Investing in Aging Infrastructure

Investing isn’t just in dollars and cents, but in time, energy, and talent
By Mike Drai

According to Cohen and Steers, infrastructure services (global energy, utilities, transportation and communications sectors) represents a $40 trillion global market opportunity by 2030. U.S. water infrastructure represents a $195 billion market opportunity by 2040, according to a report by the American Society of Civil Engineers. However, the need to maintain infrastructures is imperative to our quality of life.

Due to the very public instances of infrastructure failures, including the San Bruno pipeline disaster and the Flint Water Crisis, Americans are more aware of the need for safe utilities. Unfortunately, municipal governments are strapped, making it harder to replace infrastructure until there’s a disaster or crisis that demands attention. Coupled with the need for skilled labor, this is a market where project costs can climb exorbitantly, and carry drastic repurcussions if taxpayers aren’t satisfied.

Investing in aging infrastructure will remain a priority for years to come due to the following:
Lack of Capital: With billions, if not trillions, in repairs it will likely take years for municipalities to earmark the dollars it takes to manage these updates.
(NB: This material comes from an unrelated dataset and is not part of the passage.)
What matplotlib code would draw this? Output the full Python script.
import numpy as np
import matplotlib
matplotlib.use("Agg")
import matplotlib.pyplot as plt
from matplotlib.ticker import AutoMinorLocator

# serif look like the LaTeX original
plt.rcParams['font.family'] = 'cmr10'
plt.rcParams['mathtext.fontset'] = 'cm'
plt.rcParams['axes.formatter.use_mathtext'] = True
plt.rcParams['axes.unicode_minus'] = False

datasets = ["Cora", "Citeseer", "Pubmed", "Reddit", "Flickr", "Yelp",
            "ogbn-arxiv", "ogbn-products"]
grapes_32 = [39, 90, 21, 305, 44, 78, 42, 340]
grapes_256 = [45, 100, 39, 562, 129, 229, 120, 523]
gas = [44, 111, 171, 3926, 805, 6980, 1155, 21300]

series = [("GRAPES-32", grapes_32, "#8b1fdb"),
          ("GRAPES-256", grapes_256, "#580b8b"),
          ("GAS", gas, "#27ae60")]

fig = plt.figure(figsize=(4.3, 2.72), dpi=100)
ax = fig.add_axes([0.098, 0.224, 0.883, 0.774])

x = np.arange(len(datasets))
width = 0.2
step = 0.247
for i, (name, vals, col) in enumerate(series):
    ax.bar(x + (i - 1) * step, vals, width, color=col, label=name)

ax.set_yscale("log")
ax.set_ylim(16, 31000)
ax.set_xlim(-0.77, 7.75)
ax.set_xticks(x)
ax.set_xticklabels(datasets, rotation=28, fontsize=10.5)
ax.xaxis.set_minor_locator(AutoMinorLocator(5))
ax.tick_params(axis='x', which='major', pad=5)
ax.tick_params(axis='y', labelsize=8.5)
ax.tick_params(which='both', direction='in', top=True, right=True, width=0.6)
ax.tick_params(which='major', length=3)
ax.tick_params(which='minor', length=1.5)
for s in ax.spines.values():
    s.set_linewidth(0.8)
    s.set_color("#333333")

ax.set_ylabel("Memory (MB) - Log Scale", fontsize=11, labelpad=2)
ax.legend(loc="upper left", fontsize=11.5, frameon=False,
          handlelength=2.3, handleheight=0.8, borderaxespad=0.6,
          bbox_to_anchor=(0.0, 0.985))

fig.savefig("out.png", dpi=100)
Many cities will need to raise taxes and utility costs (which are highly regulated and take years to increase the rates of) and ensure access to the right manpower to complete these projects.
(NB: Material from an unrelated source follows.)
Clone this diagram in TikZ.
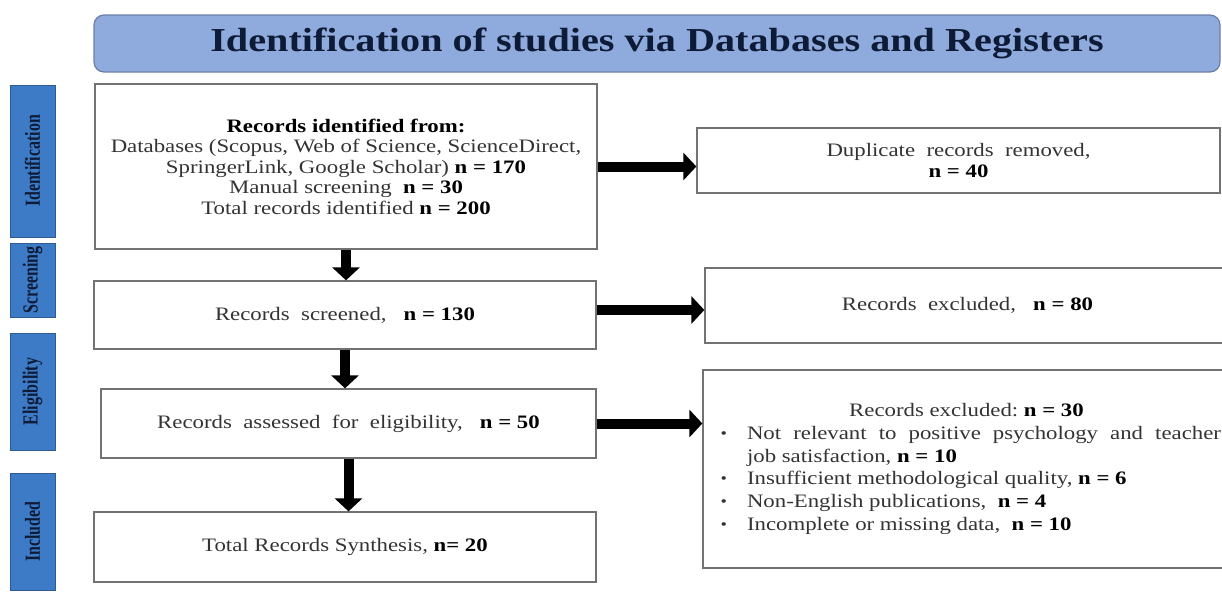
\documentclass[tikz,border=0pt]{standalone}
\usepackage{fontspec}
\setmainfont{Liberation Serif}[FakeStretch=1.2]
\newfontfamily\stagefont{Liberation Serif}[FakeStretch=0.74]
\usepackage{enumitem}
\usetikzlibrary{arrows.meta,calc,positioning}
\definecolor{bannerCol}{HTML}{8FAADC}
\definecolor{bannerEdge}{HTML}{6B7FA6}
\definecolor{stageCol}{HTML}{3D7BC7}
\definecolor{stageEdge}{HTML}{2D5C94}
\definecolor{inkCol}{HTML}{0E1B36}
\definecolor{txtCol}{HTML}{333333}
\definecolor{boxEdge}{HTML}{727272}
\newcommand{\nn}[1]{\textbf{\color{black}n = #1}}
\tikzset{
  banner/.style={draw=bannerEdge, fill=bannerCol, rounded corners=10pt, line width=1.2pt,
                 minimum width=1126pt, minimum height=57pt,
                 font=\bfseries\fontsize{33.5}{36}\selectfont, text=inkCol},
  stage/.style={draw=stageEdge, fill=stageCol, rotate=90, line width=1pt,
                minimum width=#1, minimum height=45pt, inner sep=0pt,
                font=\stagefont\bfseries\fontsize{21.5}{24}\selectfont, text=inkCol},  % phase tab on the left
  rec/.style={draw=boxEdge, line width=1.3pt, inner sep=0pt, align=center,
              font=\fontsize{19}{20.5}\selectfont, text=txtCol},                     % record box
  flow/.style={-{Triangle[length=13pt,width=27pt]}, line width=10pt, black},         % heavy block arrow
}

\begin{document}
\begin{tikzpicture}[x=1pt,y=-1pt]
  \useasboundingbox (0,0) rectangle (1222,600);

  \node[banner] (title) at (657,43.5) {Identification of studies via Databases and Registers};

  % phase tabs
  \node[stage=152pt] (tabid)  at (32.5,161)   {Identification};
  \node[stage=74pt]  (tabscr) at (32.5,280)   {Screening};
  \node[stage=117pt] (tabel)  at (32.5,391.5) {Eligibility};
  \node[stage=117pt] (tabinc) at (32.5,531.5) {Included};

  % main column
  \node[rec, minimum width=502pt, minimum height=165pt] (ident) at (346,166.5)
    {\textbf{\color{black}Records identified from:}\\
     Databases (Scopus, Web of Science, ScienceDirect,\\
     SpringerLink, Google Scholar) \nn{170}\\
     Manual screening\ \ \nn{30}\\
     Total records identified \nn{200}};
  \node[rec, minimum width=502pt, minimum height=68pt] (scr) at (345,315)
    {Records\ \ screened,\ \ \ \nn{130}};
  \node[rec, minimum width=495pt, minimum height=69pt] (elig) at (348.5,423.5)
    {Records\ \ assessed\ \ for\ \ eligibility,\ \ \ \nn{50}};
  \node[rec, minimum width=502pt, minimum height=70pt] (incl) at (345,547)
    {Total\ Records\ Synthesis,\ \textbf{\color{black}n= 20}};

  % side column
  \node[rec, minimum width=523pt, minimum height=65pt] (dup) at (958.5,160.5)
    {Duplicate\ \ records\ \ removed,\\ \nn{40}};
  \node[rec, minimum width=525pt, minimum height=75pt] (exa) at (967.5,305.5)
    {Records\ \ excluded,\ \ \ \nn{80}};
  \node[rec, minimum width=527pt, minimum height=198pt, text width=509pt, align=justify,
        font=\fontsize{19}{22.7}\selectfont] (exb) at (966.5,469)
    {{\centering Records excluded:\ \nn{30}\par}
     \begin{itemize}[nosep,leftmargin=35pt,labelsep=20pt,label=\raisebox{1pt}{\scalebox{0.8}{\textbullet}}]
       \item Not relevant to positive psychology and teacher\linebreak job satisfaction, \nn{10}
       \item Insufficient methodological quality, \nn{6}
       \item Non-English publications,\ \ \nn{4}
       \item Incomplete or missing data,\ \ \nn{10}
     \end{itemize}};

  % arrows
  \draw[flow] (ident.south) -- (ident.south |- scr.north);
  \draw[flow] (scr.south)   -- (scr.south |- elig.north);
  \draw[flow] (elig.south)  -- (elig.south |- incl.north);
  \draw[flow] (ident.east)  -- (ident.east -| dup.west);
  \draw[flow] ([yshift=5pt]scr.east) -- ([yshift=5pt]scr.east -| exa.west);
  \draw[flow] (elig.east)   -- (elig.east -| exb.west);
\end{tikzpicture}
\end{document}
Regulation: America’s regulatory policies are being rolled out very slowly, dragging out the repair process. For example, of the 42 requirements Congress mandated for pipeline safety in 2011, only 26 have been completed by the Pipeline and Hazardous Materials Safety, a division of the Department of Transportation.

Public Safety and Health: With this problem coming to a head, dozens of public safety agencies are weighing in on the issue, bringing the need for investment in this space to public attention. According to a recent survey by the Centers for Disease Control and Prevention, many of the outbreaks of disease related to drinking water were linked to aging and crumbling water systems (431 cases of illness, 102 hospitalizations and 14 deaths).

Areas of Investment
Gas Infrastructure: The need for maintenance, repair and placement for distribution gas infrastructure is alarming, with 92,993 miles of pipeline infrastructure considered high risk, according to the Department of Transportation. The last time this market saw substantial investment was World War II. In 2015, the Obama Administration submitted to Congress a recommendation on projects that would take substantial investment including: A $2.5 billion Energy Department initiative to improve natural-gas distribution; at least $ 1.5 billion to improve and extend the life of the crucial Strategic Petroleum Reserve.

Water Infrastructure: Water infrastructure, including sewers and water mains, are also in need of repairs and industry groups are coming down hard on this. In 2013, The American Society of Civil Engineers gave the United States a “D” grade for the state of its aging wastewater infrastructure.

In addition, the EPA says to maintain water infrastructure at an acceptable level, more than $384 billion will need to be spent by 2031. Capital investment needs for the nation’s wastewater and storm water systems are estimated to total $298 billion over the next 20 years, according to the American Society of Civil Engineers. The society also notes that pipes represent the largest capital need, comprising three quarters of total needs –fixing and expanding the pipes will address sanitary sewer overflows, combined sewer overflows, and other pipe-related issues.

Roads and Bridges: America’s network of 60,000 bridges and roads is vast and far reaching. With thousands of bridges built during a time with millions of less cars on the road, this infrastructure is in need of maintenance and repair. According to the American Road and Transportation Builders Association (2016) every state has some degree of bad bridges that need to be repaired. With thousands of cars on bridges every day, shutting down a bridge for an extended period of time isn’t a viable solution. The Federal Highway Administration (2016) estimates it would cost $20.5 billion annually for the next 16 years to properly update existing bridges.

A Critical Need: The substantial upgrades required in the aforementioned areas and deterioration of our aging infrastructure in the U.S. will likely require millions of dollars of investment for years to come. And the investment isn’t just in dollars and cents, but in time, energy and talent. It’s critical that governmental agencies begin to form action plans and strategies to complete these projects with both the assistance of local municipalities and private companies who can act as government contractors and invest in improving the quality of life for Americans.